Avec plus de 100 milliards de yuans générés en 2019, le KTV reste un pilier du secteur musical en Chine, offrant un espace à la fois ludique et propice aux échanges sociaux. Malgré des défis récents liés à la réglementation et à la concurrence digitale, le secteur se redéfinit à travers une intégration croissante aux applications en ligne.


Le karaoke, outil relationnel haut-de-gamme
Les salles de karaoké privées, connues sous le nom de KTV, sont devenues des lieux incontournables de la vie chinoise. Présentes dans la majorité des grandes villes, elles constituent un espace de sociabilité essentiel, autant dans la sphère privée que professionnelle. Poursuivant la logique du guanxi (关系), un concept central dans la culture chinoise qui désigne l’entretien des réseaux relationnels par le biais d’interactions réciproques et de faveurs mutuelles, le KTV constitue à la fois un loisir et une manière de construire ou renforcer des liens.
Les grandes enseignes comme Chun K, Haoledi ou Pure K proposent des salles à la décoration soignée, souvent équipées de grands canapés, d’écrans plats haute définition, de systèmes audio performants et de tablettes tactiles multilingues pour choisir parmi plusieurs milliers de chansons. Ces salles sont le plus souvent louées à l’heure, avec la possibilité de commander nourriture, boissons alcoolisées ou non, et parfois même des prestations supplémentaires comme des hôtesses, des animations ou du matériel de fête.
Un poids économique significatif
Le marché du karaoké en Chine représente une composante majeure de l’industrie musicale nationale. En 2019, les revenus issus du karaoké, incluant les salles physiques (KTV) et les services en ligne, s’élevaient à environ 103 milliards de yuans. À titre de comparaison, l’ensemble de l’industrie musicale chinoise, qui englobe la production musicale, les concerts, le streaming, les droits d’auteur et les produits dérivés, atteignait 470 milliards de yuans en 2023. Le karaoké représente donc, à lui seul, près d’un quart de cette économie.

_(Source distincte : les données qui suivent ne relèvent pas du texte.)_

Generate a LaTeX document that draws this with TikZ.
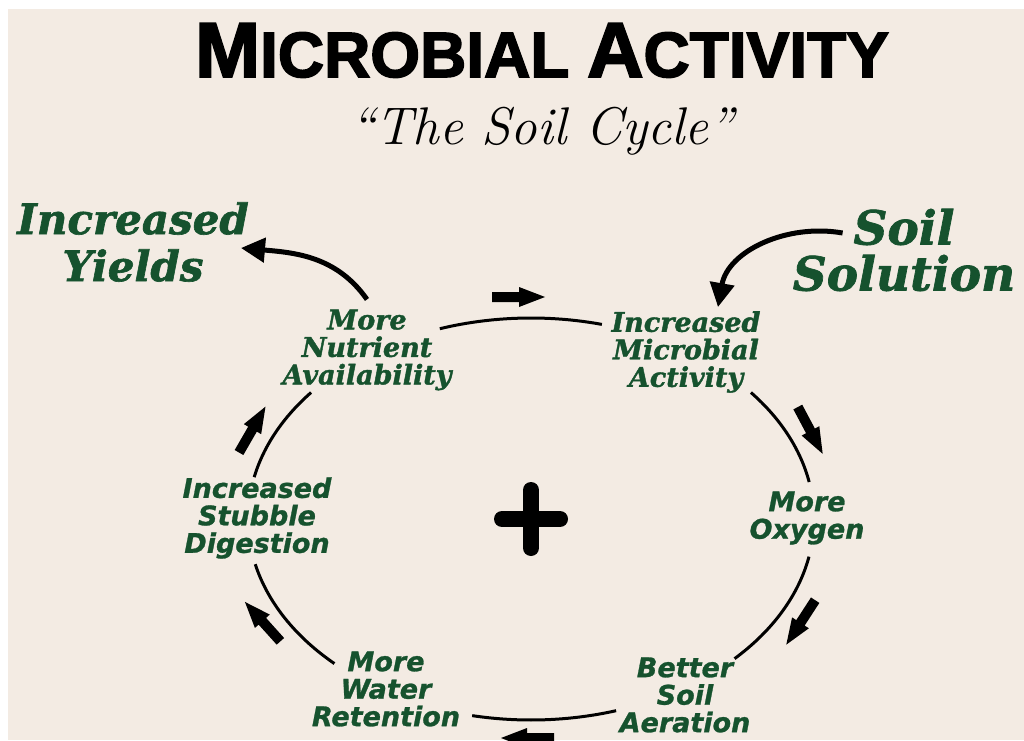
\documentclass[tikz,border=0pt]{standalone}
\usepackage{fontspec}
\newfontfamily\titlefont{Liberation Sans}[BoldFeatures={FakeBold=2.5}]
\newfontfamily\cooperfont{DejaVu Serif}[BoldItalicFeatures={FakeBold=1.5}]
\newfontfamily\condfont{DejaVu Sans}[BoldItalicFeatures={FakeBold=1}]
\usepackage{tikz}
\usetikzlibrary{arrows.meta, positioning}
\definecolor{soilgreen}{RGB}{22, 82, 46}
\definecolor{paper}{RGB}{243, 235, 227}
\newcommand{\titlecap}[1]{{\fontsize{78pt}{80pt}\selectfont #1}}

\begin{document}
\begin{tikzpicture}[
  x=1pt, y=1pt,
  cycletext/.style={text=soilgreen, align=center, inner sep=0pt,
              font=\cooperfont\bfseries\itshape\fontsize{27}{27.5}\selectfont},
  cyclesans/.style={cycletext,
              font=\condfont\bfseries\itshape\fontsize{27}{27.5}\selectfont},
  outcome/.style={text=soilgreen, align=center, inner sep=0pt,
              font=\cooperfont\bfseries\itshape\fontsize{42}{47}\selectfont},
  ring/.style={line width=3pt},
  bigarrow/.style={line width=5pt, -{Triangle[length=24pt, width=24pt]}},
  flow/.pic={\fill (-26,-5) -- (1,-5) -- (1,-10) -- (27,0) -- (1,10) -- (1,5)
              -- (-26,5) -- cycle;}
]
\useasboundingbox (0,0) rectangle (1024,740);
\clip (0,0) rectangle (1024,740);
\fill[white] (0,0) rectangle (1024,740);
\fill[paper] (8,0) rectangle (1024,731);

% heading
\node[anchor=base, inner sep=0pt, font=\titlefont\bfseries\fontsize{64}{66}\selectfont]
  (title) at (542,663) {\titlecap{M}ICROBIAL \titlecap{A}CTIVITY};
\node[below=29pt of title, inner sep=0pt, font=\itshape\fontsize{53}{56}\selectfont]
  (subtitle) {``The Soil Cycle''};

% the cycle
\coordinate (hub) at (531,221);
\node[cycletext] (nut) at (367,390) {More\\Nutrient\\Availability};
\node[cycletext] (mic) at (686,388) {Increased\\Microbial\\Activity};
\node[cyclesans] (oxy) at (807,222) {More\\Oxygen};
\node[cyclesans] (aer) at (685,45)  {Better\\Soil\\Aeration};
\node[cyclesans] (wat) at (386,51)  {More\\Water\\Retention};
\node[cyclesans] (stu) at (257,222) {Increased\\Stubble\\Digestion};

\draw[ring] (hub) ++(108.8:283 and 201) arc[start angle=108.8, end angle=75.5, x radius=283, y radius=201];
\draw[ring] (hub) ++(39:283 and 201) arc[start angle=39, end angle=10.6, x radius=283, y radius=201];
\draw[ring] (hub) ++(-10.8:283 and 201) arc[start angle=-10.8, end angle=-44, x radius=283, y radius=201];
\draw[ring] (hub) ++(-72.5:283 and 201) arc[start angle=-72.5, end angle=-102, x radius=283, y radius=201];
\draw[ring] (hub) ++(-134:283 and 201) arc[start angle=-134, end angle=-167, x radius=283, y radius=201];
\draw[ring] (hub) ++(168:283 and 201) arc[start angle=168, end angle=141, x radius=283, y radius=201];

\pic at (518,443) {flow};
\pic[rotate=-62] at (810,310) {flow};
\pic[rotate=-123] at (801,118) {flow};
\pic[rotate=180] at (528,2) {flow};
\pic[rotate=132] at (263,118) {flow};
\pic[rotate=60] at (252,310) {flow};

% plus sign
\draw[line width=16pt, line cap=round] ([yshift=29]hub) -- ([yshift=-29]hub);
\draw[line width=16pt, line cap=round] ([xshift=-29]hub) -- ([xshift=29]hub);

% inputs and outputs
\node[outcome] (yields) at (133,498) {Increased\\Yields};
\node[outcome, font=\cooperfont\bfseries\itshape\fontsize{47}{46}\selectfont]
  (sol) at (904,490) {Soil\\Solution};
\draw[bigarrow] ([yshift=10pt]nut.north) to[out=125, in=-5] ([xshift=-8pt, yshift=-6pt]yields.east);
\draw[bigarrow] ([shift={(50pt,17pt)}]sol.west) to[out=170, in=80] ([xshift=32pt, yshift=4pt]mic.north);
\end{tikzpicture}
\end{document}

Parallèlement, le karaoké en ligne s’est imposé comme un nouveau pilier de l’écosystème musical chinois. L’application Quanmin K Ge (全民K歌), développée par Tencent sous le nom international WeSing, a été téléchargée plus de 300 millions de fois, et a généré environ 7,3 milliards de yuans en 2021. Elle permet aux utilisateurs de chanter, de s’enregistrer, de partager leurs performances, mais aussi de participer à des concours et d’interagir via des commentaires ou des cadeaux virtuels.
Le karaoke s'adapte au vieillissement
Autrefois majoritairement fréquenté par les jeunes actifs et les employés urbains, le KTV attire davantage une clientèle plus âgée. La fréquentation des personnes âgées de 60 à 70 ans dans les établissements KTV a augmenté de 30 % entre 2019 et 2021, tandis que celle des 70 à 80 ans a même doublé sur la même période. Cette évolution démographique suit le vieillissement global de la population chinoise, qui comptait plus de 300 millions de personnes âgées de plus de 60 ans fin 2024. Avec une meilleure santé, un pouvoir d’achat souvent stable et un fort besoin de sociabilité, ces seniors trouvent dans le KTV une activité accessible et valorisante.
Parallèlement, le secteur doit faire face à la concurrence croissante de nouveaux loisirs urbains, notamment auprès des jeunes générations. Les jeux de rôle immersifs, appelés jubensha, les escape games ou encore les cafés à thème se sont multipliés dans les villes comme Shanghai, Shenzhen ou Chengdu, attirant un public à la recherche d’expériences narratives, individualisées ou plus visuelles. La Chine comptait plus de 30 000 établissements de jubensha à travers le pays en 2023. Pour rester compétitifs, certains KTV s’adaptent en intégrant ces formats hybrides : organisation de soirées à thème, collaboration avec des franchises de jeux, ou installation de cabines de karaoké autonomes en libre-service dans les centres commerciaux. Ce modèle, appelé « mini-KTV », permet de chanter seul ou à deux, pour quelques yuans la session, via un QR code.